Source material>
• • • • •
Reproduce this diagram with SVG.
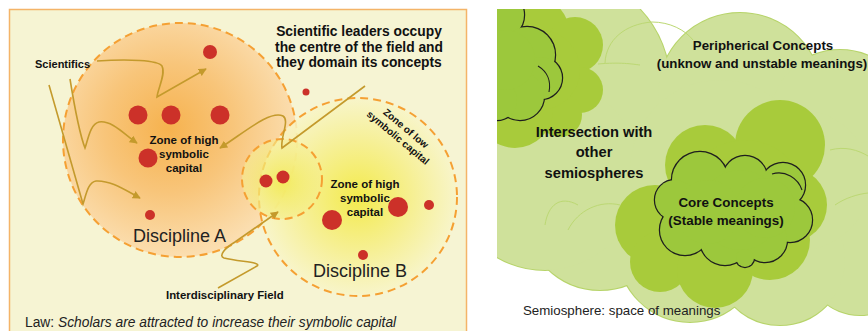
<svg xmlns="http://www.w3.org/2000/svg" width="868" height="331" viewBox="0 0 868 331">
  <style>
    .b { font-family: "Liberation Sans", Arial, sans-serif; font-weight: bold; fill: #111; }
    .r { font-family: "Liberation Sans", Arial, sans-serif; fill: #222; }
    .dash { fill: none; stroke: #f5a033; stroke-width: 2; stroke-dasharray: 8 5; }
    .dot { fill: #cc3129; }
    .arw { fill: none; stroke: #c49a2c; stroke-width: 1.6; stroke-linejoin: miter; }
    .lightS circle { fill: none; stroke: #b7d46a; stroke-width: 2; }
    .lightF circle { fill: #cfe19b; }
    .midF circle { fill: #a8cb3b; }
    .coreS circle { fill: none; stroke: #1e1e1e; stroke-width: 2.4; }
    .coreF circle { fill: #9cc83c; }
    .inner { fill: none; stroke: #bcd873; stroke-width: 1; }
    .innerD { fill: none; stroke: #1e1e1e; stroke-width: 1.1; }
  </style>
  <defs>
    <radialGradient id="gA" cx="0.45" cy="0.45" r="0.55">
      <stop offset="0" stop-color="#f6b24e"/>
      <stop offset="0.5" stop-color="#f8c57a"/>
      <stop offset="1" stop-color="#fbdeb0"/>
    </radialGradient>
    <radialGradient id="gB" cx="0.5" cy="0.5" r="0.5">
      <stop offset="0" stop-color="#f3ea45" stop-opacity="0.95"/>
      <stop offset="0.55" stop-color="#f6ef8c" stop-opacity="0.9"/>
      <stop offset="1" stop-color="#f8f5c8" stop-opacity="0.85"/>
    </radialGradient>
    <radialGradient id="gC" cx="0.5" cy="0.55" r="0.5">
      <stop offset="0" stop-color="#f2ea50" stop-opacity="0.85"/>
      <stop offset="1" stop-color="#f5ee90" stop-opacity="0.6"/>
    </radialGradient>
    <marker id="ah" viewBox="0 0 10 10" refX="9" refY="5" markerWidth="5" markerHeight="5" orient="auto" markerUnits="strokeWidth">
      <path d="M0,0 L10,5 L0,10 Z" fill="#c49a2c"/>
    </marker>
    <clipPath id="rp">
      <rect x="497" y="9" width="371" height="322"/>
    </clipPath>
  </defs>

  <rect width="868" height="331" fill="#ffffff"/>

  <!-- Left panel: disciplines as fields of symbolic capital -->
  <rect x="9.5" y="9.5" width="457" height="335" fill="#f6f4d3" stroke="#f4b468" stroke-width="1.5"/>

  <g id="disciplineA">
    <circle cx="180" cy="140" r="117" fill="url(#gA)"/>
    <circle class="dash" cx="180" cy="140" r="117"/>
  </g>
  <g id="disciplineB">
    <circle cx="358" cy="197" r="99" fill="url(#gB)"/>
    <circle class="dash" cx="358" cy="197" r="99"/>
  </g>
  <g id="interdisciplinary">
    <circle cx="282" cy="179" r="40" fill="url(#gC)"/>
    <circle class="dash" cx="282" cy="179" r="40"/>
  </g>

  <g id="actors">
    <circle class="dot" cx="210" cy="52" r="7"/>
    <circle class="dot" cx="138" cy="115" r="9.5"/>
    <circle class="dot" cx="171" cy="115" r="9.5"/>
    <circle class="dot" cx="220" cy="115" r="9.5"/>
    <circle class="dot" cx="148" cy="158" r="9.5"/>
    <circle class="dot" cx="150" cy="215" r="5"/>
    <circle class="dot" cx="306" cy="92" r="3.5"/>
    <circle class="dot" cx="266" cy="181" r="6.5"/>
    <circle class="dot" cx="283" cy="177" r="6.5"/>
    <circle class="dot" cx="332" cy="220" r="10"/>
    <circle class="dot" cx="398" cy="207" r="10"/>
    <circle class="dot" cx="429" cy="205" r="5"/>
    <circle class="dot" cx="363" cy="255" r="5"/>
  </g>

  <g id="connectors">
    <path class="arw" marker-end="url(#ah)" d="M97,61 C128,59 158,60 162,66 C166,74 158,88 157,97 L206,69"/>
    <path class="arw" marker-end="url(#ah)" d="M70,79 C75,110 80,135 85,148 C88,140 90,124 99,122 C112,120 125,135 137,143"/>
    <path class="arw" marker-end="url(#ah)" d="M49,85 L83,204 C86,195 88,182 96,181 C110,180 125,190 140,198"/>
    <path class="arw" marker-end="url(#ah)" d="M365,86 L282,148 C280,138 290,120 283,116 C270,110 245,132 220,148"/>
    <path class="arw" marker-end="url(#ah)" d="M218,288 L257,266 C262,262 240,262 224,258 C218,256 225,248 235,242 L278,212"/>
  </g>

  <g id="labelsLeft">
    <text class="b" x="35" y="68" font-size="11">Scientifics</text>
    <text class="b" x="359" y="36" font-size="13.8" text-anchor="middle">Scientific leaders occupy</text>
    <text class="b" x="359" y="52" font-size="13.8" text-anchor="middle">the centre of the field and</text>
    <text class="b" x="359" y="67" font-size="13.8" text-anchor="middle">they domain its concepts</text>
    <text class="b" x="184" y="144" font-size="11.5" text-anchor="middle">Zone of high</text>
    <text class="b" x="184" y="158" font-size="11.5" text-anchor="middle">symbolic</text>
    <text class="b" x="184" y="172" font-size="11.5" text-anchor="middle">capital</text>
    <text class="b" x="365" y="188" font-size="11.5" text-anchor="middle">Zone of high</text>
    <text class="b" x="365" y="202" font-size="11.5" text-anchor="middle">symbolic</text>
    <text class="b" x="365" y="216" font-size="11.5" text-anchor="middle">capital</text>
    <g transform="translate(402,133) rotate(40)">
      <text class="b" x="0" y="-2.6" font-size="10" text-anchor="middle">Zone of low</text>
      <text class="b" x="0" y="9.6" font-size="10" text-anchor="middle">symbolic capital</text>
    </g>
    <text class="r" x="133" y="242" font-size="18">Discipline A</text>
    <text class="r" x="313" y="277" font-size="18">Discipline B</text>
    <text class="b" x="166" y="299" font-size="11.4">Interdisciplinary Field</text>
    <text class="r" x="25" y="327" font-size="13.8">Law: <tspan font-style="italic">Scholars are attracted to increase their symbolic capital</tspan></text>
  </g>

  <!-- Right panel: semiosphere -->
  <g clip-path="url(#rp)">
    <g id="periphery">
      <g class="lightS">
        <circle cx="560" cy="85" r="110"/>
        <circle cx="740" cy="95" r="82"/>
        <circle cx="840" cy="120" r="70"/>
        <circle cx="880" cy="200" r="60"/>
        <circle cx="860" cy="260" r="55"/>
        <circle cx="780" cy="260" r="65"/>
        <circle cx="690" cy="250" r="72"/>
        <circle cx="600" cy="215" r="75"/>
        <circle cx="545" cy="175" r="95"/>
        <circle cx="720" cy="170" r="90"/>
        <circle cx="800" cy="180" r="70"/>
      </g>
      <g class="lightF">
        <circle cx="560" cy="85" r="110"/>
        <circle cx="740" cy="95" r="82"/>
        <circle cx="840" cy="120" r="70"/>
        <circle cx="880" cy="200" r="60"/>
        <circle cx="860" cy="260" r="55"/>
        <circle cx="780" cy="260" r="65"/>
        <circle cx="690" cy="250" r="72"/>
        <circle cx="600" cy="215" r="75"/>
        <circle cx="545" cy="175" r="95"/>
        <circle cx="720" cy="170" r="90"/>
        <circle cx="800" cy="180" r="70"/>
      </g>
      <path class="inner" d="M605,63 C606,40 625,24 652,22 C670,22 685,30 693,40"/>
      <path class="inner" d="M598,64 C620,62 632,64 640,65"/>
      <path class="inner" d="M545,225 C548,205 560,195 578,205"/>
      <path class="inner" d="M568,230 C578,210 600,200 620,205"/>
      <path class="inner" d="M830,150 C845,146 858,150 868,156"/>
      <path class="inner" d="M835,205 C845,198 858,194 868,193"/>
    </g>

    <g id="intersection">
      <g class="midF">
        <circle cx="530" cy="35" r="40"/>
        <circle cx="575" cy="45" r="28"/>
        <circle cx="580" cy="90" r="23"/>
        <circle cx="560" cy="115" r="22"/>
        <circle cx="515" cy="110" r="38"/>
        <circle cx="540" cy="70" r="40"/>
      </g>
      <g class="coreS">
        <circle cx="500" cy="15" r="24"/>
        <circle cx="527" cy="55" r="28"/>
        <circle cx="541" cy="78" r="21"/>
        <circle cx="520" cy="96" r="24"/>
        <circle cx="497" cy="100" r="20"/>
        <circle cx="505" cy="60" r="30"/>
      </g>
      <g class="coreF">
        <circle cx="500" cy="15" r="24"/>
        <circle cx="527" cy="55" r="28"/>
        <circle cx="541" cy="78" r="21"/>
        <circle cx="520" cy="96" r="24"/>
        <circle cx="497" cy="100" r="20"/>
        <circle cx="505" cy="60" r="30"/>
      </g>
      <path class="innerD" d="M538,66 C548,72 551,82 549,92"/>
    </g>

    <g id="core">
      <g class="midF">
        <circle cx="655" cy="225" r="40"/>
        <circle cx="660" cy="262" r="30"/>
        <circle cx="715" cy="270" r="38"/>
        <circle cx="770" cy="240" r="40"/>
        <circle cx="790" cy="205" r="37"/>
        <circle cx="780" cy="145" r="45"/>
        <circle cx="705" cy="165" r="40"/>
        <circle cx="745" cy="200" r="60"/>
      </g>
      <g class="coreS">
        <circle cx="700" cy="180" r="28"/>
        <circle cx="745" cy="178" r="22"/>
        <circle cx="783" cy="185" r="22"/>
        <circle cx="790" cy="220" r="22"/>
        <circle cx="765" cy="240" r="22"/>
        <circle cx="725" cy="240" r="25"/>
        <circle cx="685" cy="230" r="25"/>
        <circle cx="675" cy="200" r="20"/>
        <circle cx="745" cy="258" r="9"/>
        <circle cx="740" cy="210" r="40"/>
      </g>
      <g class="coreF">
        <circle cx="700" cy="180" r="28"/>
        <circle cx="745" cy="178" r="22"/>
        <circle cx="783" cy="185" r="22"/>
        <circle cx="790" cy="220" r="22"/>
        <circle cx="765" cy="240" r="22"/>
        <circle cx="725" cy="240" r="25"/>
        <circle cx="685" cy="230" r="25"/>
        <circle cx="675" cy="200" r="20"/>
        <circle cx="745" cy="258" r="9"/>
        <circle cx="740" cy="210" r="40"/>
        <circle cx="708" cy="212" r="32"/>
        <circle cx="765" cy="208" r="30"/>
      </g>
      <path class="innerD" d="M772,174 C785,170 798,178 802,190"/>
    </g>
  </g>

  <g id="labelsRight">
    <text class="b" x="763" y="50" font-size="13.3" text-anchor="middle">Peripherical Concepts</text>
    <text class="b" x="762" y="68" font-size="13.3" text-anchor="middle">(unknow and unstable meanings)</text>
    <text class="b" x="594" y="137" font-size="14.7" text-anchor="middle">Intersection with</text>
    <text class="b" x="594" y="157" font-size="14.7" text-anchor="middle">other</text>
    <text class="b" x="594" y="178" font-size="14.7" text-anchor="middle">semiospheres</text>
    <text class="b" x="726" y="207" font-size="13.4" text-anchor="middle">Core Concepts</text>
    <text class="b" x="726" y="225" font-size="13.4" text-anchor="middle">(Stable meanings)</text>
    <text class="r" x="523" y="315" font-size="13.3">Semiosphere: space of meanings</text>
  </g>
</svg>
• • • • •
What is expected>
Return, from the data, each line that has the word "with" in it.

Task result>
Reproduce this diagram with SVG.
    <text class="b" x="594" y="137" font-size="14.7" text-anchor="middle">Intersection with</text>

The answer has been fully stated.